Towards a high-resolution multi-scale sea ice model: exploring the potential of modelling floe-scale ice fracture with the Peridynamic method

Sea ice deformation is concentrated on Linear Kinematic Features (LKFs) such as ridges and leads. The ridging and leads opening processes are highly related to fracture of sea ice. In ice dynamics studies, various ice rheology models have been proposed and applied in modelling such localized ice deformation scenarios. However, most of the approaches adopted are based on continuum mechanics (i.e., no explicit fracture). All the detailed fracturing processes are either characterized by Visco-Plastic deformation (e.g., the Elastic/Visco-Plastic (E/VP) model and its derivatives) or a damage-number-induced material weakening (e.g., the Maxwell-Elastic-Brittle (MEB) model and its derivatives). These ice rheology models have been successfully applied in various scenarios, primarily at large scales. However, there are emerging needs for: 1) a more physically informed parameterization towards upper-scale models; and 2) even higher resolution ice deformation modelling.
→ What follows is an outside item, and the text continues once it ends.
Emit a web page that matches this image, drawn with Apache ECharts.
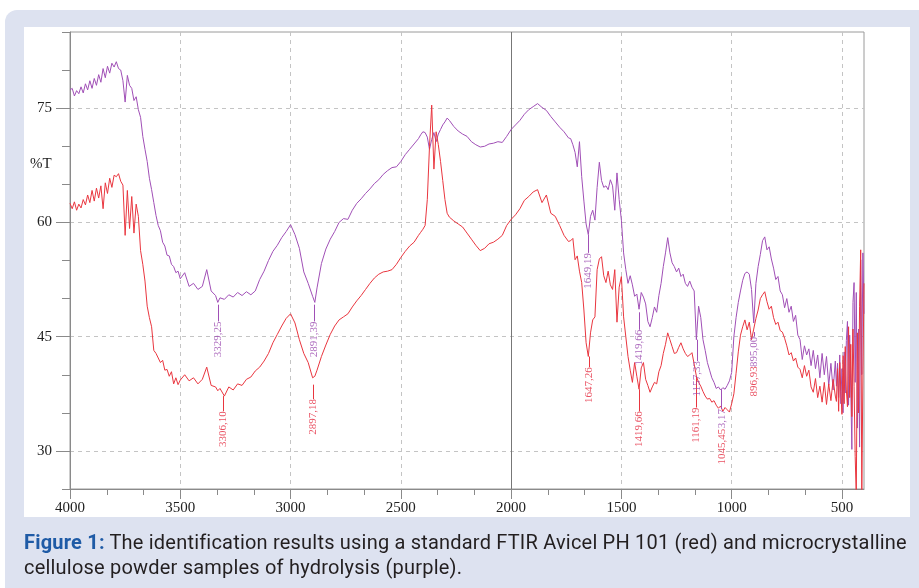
<!DOCTYPE html>
<html>
<head>
<meta charset="utf-8">
<script src="https://cdn.jsdelivr.net/npm/echarts@6/dist/echarts.min.js"></script>
<style>
html,body{margin:0;padding:0;background:#fff;width:919px;height:588px;overflow:hidden}
#panel{position:absolute;left:5px;top:10px;width:914px;height:578px;background:#dde2f0;border-top-left-radius:12px}
#box{position:absolute;left:24px;top:27px;width:886px;height:490px;background:#fff}
#chart{position:absolute;left:0;top:0;width:919px;height:588px}
#caption{position:absolute;left:24px;top:530px;width:895px;font-family:Roboto,"Open Sans",sans-serif;font-size:20px;letter-spacing:0.2px;line-height:25px;color:#231f20;white-space:nowrap}
#caption b{color:#1f5ba6}
</style>
</head>
<body>
<div id="panel"></div>
<div id="box"></div>
<div id="chart"></div>
<div id="caption"><b>Figure 1:</b> The identification results using a standard FTIR Avicel PH 101 (red) and microcrystalline<br>cellulose powder samples of hydrolysis (purple).</div>
<script>
// ---- data (wavenumber in cm-1, transmittance in %T) ----
const wavenumbers = [
4000,3990,3980,3970,3960,3950,3940,3930,3920,3910,
3900,3890,3880,3870,3860,3850,3840,3830,3820,3810,
3800,3790,3780,3770,3760,3750,3740,3730,3720,3710,
3700,3690,3680,3670,3660,3650,3640,3630,3620,3610,
3600,3590,3580,3570,3560,3550,3540,3530,3520,3510,
3500,
3480,3460,3440,3420,3400,3380,3360,3340,3330,
3320,3300,3280,3260,3240,3220,3200,3180,3160,3140,3120,3100,3080,3060,3040,3020,3000,2980,2960,2940,2920,2900,
2890,
2880,2860,2840,2820,2800,2780,2760,2740,2720,2700,2680,2660,2640,2620,2600,2580,2560,2540,2520,2500,2480,2460,2440,
2420,2410,2400,2390,2380,2370,2360,2350,2340,2330,2320,2310,2300,2290,2280,
2260,2240,2220,2200,2180,2160,2140,2120,2100,2080,2060,2040,2020,2000,1980,1960,1940,1920,1900,1880,1860,1840,1820,1800,1780,1760,1740,
1730,1720,1710,1700,1690,1680,1670,1660,1650,1640,
1630,1620,1610,1600,1590,1580,1570,1560,1550,1540,
1530,1520,1510,1500,1490,1480,1470,1460,1450,1440,
1430,1420,1410,1400,1390,1380,1370,1360,1350,1340,
1330,1320,1310,1300,1290,1280,1270,1260,1250,1240,
1230,1220,1210,1200,1190,1180,1170,1160,1150,1140,
1130,1120,1110,1100,1090,1080,1070,1060,1050,1040,
1030,1020,1010,1000,990,980,970,960,950,940,
930,920,910,900,890,880,870,860,850,840,
830,820,810,800,790,780,770,760,750,740,
730,720,710,700,690,680,670,660,650,640,
630,620,610,600,590,580,570,560,550,540,
530,
525,520,515,510,505,500,495,490,485,480,475,470,465,460,455,450,445,440,435,430,425,420,415,410,405,400
];

// microcrystalline cellulose, hydrolysis sample (purple)
const purpleT = [
77.4,77.6,76.6,77.3,76.9,77.8,77.0,78.2,77.4,78.6,
77.6,78.9,78.0,79.4,78.4,80.2,79.0,80.5,79.6,80.9,
80.4,81.1,80.2,80.0,78.6,75.8,79.3,78.0,77.6,76.0,
76.5,74.8,73.8,71.3,69.6,68.0,65.8,64.3,62.6,60.9,
59.6,58.9,57.4,56.9,55.7,55.6,54.5,54.2,53.4,53.6,
52.6,
53.4,51.6,52.0,51.2,51.6,53.8,51.0,50.4,49.5,
50.1,49.9,50.5,50.2,50.8,50.4,50.9,50.5,51.0,52.5,53.6,55.0,56.2,57.0,58.0,58.8,59.7,58.4,56.6,53.5,52.0,50.3,
49.5,
51.4,54.6,56.5,57.8,58.8,60.0,60.5,60.4,61.6,62.5,63.1,63.8,64.4,65.1,65.6,66.3,66.8,67.2,67.3,68.0,68.9,69.6,70.3,
71.0,71.5,71.9,71.8,71.2,69.6,70.9,71.8,70.6,71.6,72.2,72.8,73.2,73.7,73.4,
72.6,72.0,71.6,71.3,70.6,70.2,69.9,70.0,70.3,70.4,70.6,70.5,71.3,72.2,72.8,73.4,74.2,74.8,75.2,75.6,75.1,74.7,73.9,73.2,72.5,71.9,71.1,
71.0,70.2,69.2,67.3,70.6,66.0,62.8,59.8,58.4,60.8,
61.6,60.3,64.6,67.9,65.5,64.6,64.8,64.3,65.6,64.8,
61.6,66.5,63.0,60.3,56.0,53.8,52.0,53.0,51.8,50.3,
50.6,48.6,50.8,50.2,49.3,47.0,46.3,47.5,48.9,48.2,
50.4,52.0,54.2,56.0,58.0,56.0,54.7,54.2,53.5,54.0,
52.9,53.2,52.0,51.6,52.3,51.5,51.0,44.6,49.0,47.5,
44.6,43.2,41.6,40.6,39.6,39.0,38.2,38.4,38.0,38.3,
38.1,38.6,39.2,40.3,45.0,47.5,49.5,51.0,52.4,53.3,
53.5,53.2,51.2,46.8,52.0,54.2,55.8,57.6,58.1,56.4,
56.8,55.2,54.0,52.5,52.9,51.0,50.5,48.8,50.0,48.2,
49.0,47.0,47.8,45.2,44.6,42.0,43.8,42.6,43.4,41.2,
43.2,40.8,42.6,39.6,42.8,40.0,42.4,38.6,41.5,38.0,
41.8,
38.5,41.5,37.0,42.6,36.2,40.8,35.0,43.0,37.6,44.5,47.0,36.0,45.2,38.0,30.2,49.5,52.1,39.0,50.8,33.0,46.0,30.5,55.1,40.0,56.0,48.0
];

// standard Avicel PH 101 (red)
const redT = [
62.5,61.8,62.7,61.6,62.4,61.9,63.0,62.3,63.6,62.6,
64.2,62.8,64.5,63.2,64.8,61.8,65.2,63.8,65.8,64.6,
66.2,66.0,66.4,65.4,64.9,58.3,64.2,59.2,63.4,58.6,
62.4,60.8,56.3,54.5,52.3,49.0,47.5,46.3,43.2,42.8,
42.2,41.6,41.9,40.6,40.7,39.8,40.4,38.8,39.6,38.7,
39.3,
40.0,39.2,39.6,38.8,39.4,41.0,38.6,38.4,37.9,
38.2,37.2,38.4,38.0,38.8,38.6,39.4,39.7,40.5,41.0,41.8,42.8,44.2,45.3,46.4,47.4,48.0,46.8,44.6,42.8,41.6,39.6,
39.8,
40.6,42.4,43.9,45.3,46.4,47.2,47.6,48.0,48.9,49.7,50.4,51.2,52.0,52.7,53.2,53.5,53.6,53.8,54.5,55.4,56.2,56.9,57.4,
58.3,58.7,59.1,59.6,63.0,70.0,75.4,67.0,71.9,70.2,68.0,65.5,63.0,61.2,60.7,
60.2,59.8,59.4,58.6,57.8,57.0,56.3,56.6,57.2,57.4,57.8,58.3,59.6,60.4,61.0,61.8,62.9,63.4,64.0,64.3,62.6,63.6,61.2,60.8,59.6,58.3,57.5,
57.6,57.9,55.1,55.6,53.6,52.1,48.5,44.2,42.4,45.5,
47.2,47.6,53.8,55.2,55.5,53.0,52.1,53.6,51.8,51.2,
53.8,46.9,51.5,52.9,47.6,45.0,42.4,40.6,39.0,41.6,
39.8,38.1,40.9,41.6,39.4,38.6,37.7,38.4,39.0,38.8,
40.4,41.2,42.8,44.0,45.5,44.6,43.7,42.8,42.9,43.6,
44.2,43.4,42.8,42.4,42.6,42.9,41.4,39.8,39.0,38.5,
37.8,37.2,36.8,36.9,36.4,36.6,36.0,35.6,35.9,35.2,
35.7,35.4,35.1,36.2,37.5,40.2,43.0,45.2,46.3,47.2,
45.9,46.9,44.6,46.0,47.4,48.5,50.0,50.5,50.9,49.6,
48.6,49.0,47.5,46.6,46.9,45.8,45.6,44.8,43.8,42.6,
42.9,41.8,42.2,41.0,40.7,39.6,41.2,39.8,40.6,38.4,
37.7,39.5,37.0,38.5,36.4,39.0,36.1,38.8,36.6,39.4,
37.2,
36.5,40.8,35.2,41.6,37.8,34.8,42.5,36.2,43.7,38.0,35.8,46.3,37.0,44.0,34.5,46.0,38.5,29.3,24.0,45.5,35.0,49.0,56.4,24.0,40.0,52.0
];

// peak annotations: [wavenumber, %T at curve, %T at label top, text]
const purplePeaks = [
  [3329.25, 49.2, 47.0, '3329,25'],
  [2891.39, 49.2, 47.0, '2891,39'],
  [1649.19, 58.4, 56.0, '1649,19'],
  [1419.66, 48.2, 45.9, '1419,66'],
  [1157.33, 44.6, 41.8, '1157,33'],
  [1045.45, 38.1, 35.5, '3,17'],
  [896.00, 45.6, 45.0, '895,00']
];
const redPeaks = [
  [3306.10, 37.2, 35.2, '3306,10'],
  [2897.18, 38.7, 36.8, '2897,18'],
  [1647.26, 42.4, 41.0, '1647,26'],
  [1419.66, 38.1, 35.2, '1419,66'],
  [1161.19, 39.8, 35.7, '1161,19'],
  [1045.45, 32.9, 32.9, '1045,45'],
  [896.00, 41.1, 41.1, '896,93']
];

const xMajorTicks = [500,1000,1500,2000,2500,3000,3500,4000];
const yMajorTicks = [30,45,60,75];

// ---- chart ----
const PURPLE = '#a04fb6', RED = '#e9363f';
const PURPLE_TXT = '#9744ad', RED_TXT = '#e4243a';
const serif = '"Liberation Serif","Times New Roman",serif';

const xMinorTicks = [];
xMajorTicks.forEach(m => { xMinorTicks.push(m - 500/3, m - 1000/3); });

function segs(peaks) {
  return peaks.filter(p => p[1] !== p[2]).map(p => [{coord:[p[0], p[1]]},{coord:[p[0], p[2]]}]);
}
function labelSeries(peaks, color) {
  return {
    type:'scatter', symbolSize:1, z:5, silent:true,
    itemStyle:{color:'transparent'},
    data: peaks.map(p => ({value:[p[0], p[2]], label:{formatter:p[3]}})),
    label:{show:true, position:'inside', align:'right', verticalAlign:'middle', rotate:90,
           color:color, fontFamily:serif, fontSize:11, distance:0}
  };
}

const chart = echarts.init(document.getElementById('chart'), null, {renderer:'canvas'});
chart.setOption({
  animation:false,
  backgroundColor:'transparent',
  grid:{left:70, top:32, right:55, bottom:99, show:true, borderColor:'#9a9a9a', borderWidth:1},
  graphic:[{type:'text', left:30, top:157, style:{text:'%T', font:'15px ' + serif, fill:'#222'}}],
  xAxis:[
    {type:'value', inverse:true, min:400, max:4000, position:'bottom',
     axisLine:{show:true, lineStyle:{color:'#8a8a8a'}},
     axisTick:{show:true, customValues:xMajorTicks, length:10, lineStyle:{color:'#8a8a8a'}},
     axisLabel:{customValues:xMajorTicks, formatter:v => String(v), fontFamily:serif, fontSize:15, color:'#222', margin:12},
     splitLine:{show:true, lineStyle:{type:[4,4], color:'#c4c4c4', width:1}}},
    {type:'value', inverse:true, min:400, max:4000, position:'bottom',
     axisLine:{show:false},
     axisTick:{show:true, customValues:xMinorTicks, length:6, lineStyle:{color:'#8a8a8a'}},
     axisLabel:{show:false}, splitLine:{show:false}}
  ],
  yAxis:[
    {type:'value', min:25, max:85, position:'left',
     axisLine:{show:true, lineStyle:{color:'#8a8a8a'}},
     axisTick:{show:true, customValues:yMajorTicks, length:14, lineStyle:{color:'#8a8a8a'}},
     axisLabel:{customValues:yMajorTicks, formatter:v => String(v), fontFamily:serif, fontSize:15, color:'#222', margin:18},
     splitLine:{show:true, lineStyle:{type:[4,4], color:'#c4c4c4', width:1}}},
    {type:'value', min:25, max:85, interval:5, position:'left',
     axisLine:{show:false},
     axisTick:{show:true, length:8, lineStyle:{color:'#8a8a8a'}},
     axisLabel:{show:false}, splitLine:{show:false}}
  ],
  series:[
    {type:'line', name:'purple', showSymbol:false, z:2,
     data: wavenumbers.map((w,i)=>[w, purpleT[i]]),
     lineStyle:{color:PURPLE, width:1}, itemStyle:{color:PURPLE},
     markLine:{silent:true, symbol:'none', label:{show:false},
       lineStyle:{color:PURPLE, width:1, type:'solid'}, data: segs(purplePeaks)}},
    {type:'line', name:'red', showSymbol:false, z:3,
     data: wavenumbers.map((w,i)=>[w, redT[i]]),
     lineStyle:{color:RED, width:1}, itemStyle:{color:RED},
     markLine:{silent:true, symbol:'none', label:{show:false},
       lineStyle:{color:RED, width:1, type:'solid'}, data: segs(redPeaks)}},
    {type:'line', name:'frame', data:[], z:1,
     markLine:{silent:true, symbol:'none', label:{show:false}, z:1,
       lineStyle:{color:'#777', width:1, type:'solid'}, data:[{xAxis:2000}]}},
    labelSeries(purplePeaks, PURPLE_TXT),
    labelSeries(redPeaks, RED_TXT)
  ]
});
</script>
</body>
</html>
Hence, we take a dive into the detailed fracturing processes and the formation processes of LKFs at floe scale (i.e., 10 m – 10 km). In pursuing this objective, we explored the potential of applying a promising mesh free numerical method, Peridynamics (PD), in modelling floe-scale ice fractures. PD offers a physically and mathematically consistent theory through which spontaneous emergence and propagation of cracks can be achieved. The integral nature of the governing equations in PD remains valid even if a crack appears. We investigated in this paper the tensile fracture (e.g., leads opening) of an elastic heterogenous ice floe. The modelling results were compared with published numerical results obtained by another numerical method. The pros and cons of PD and its potential in this application are discussed.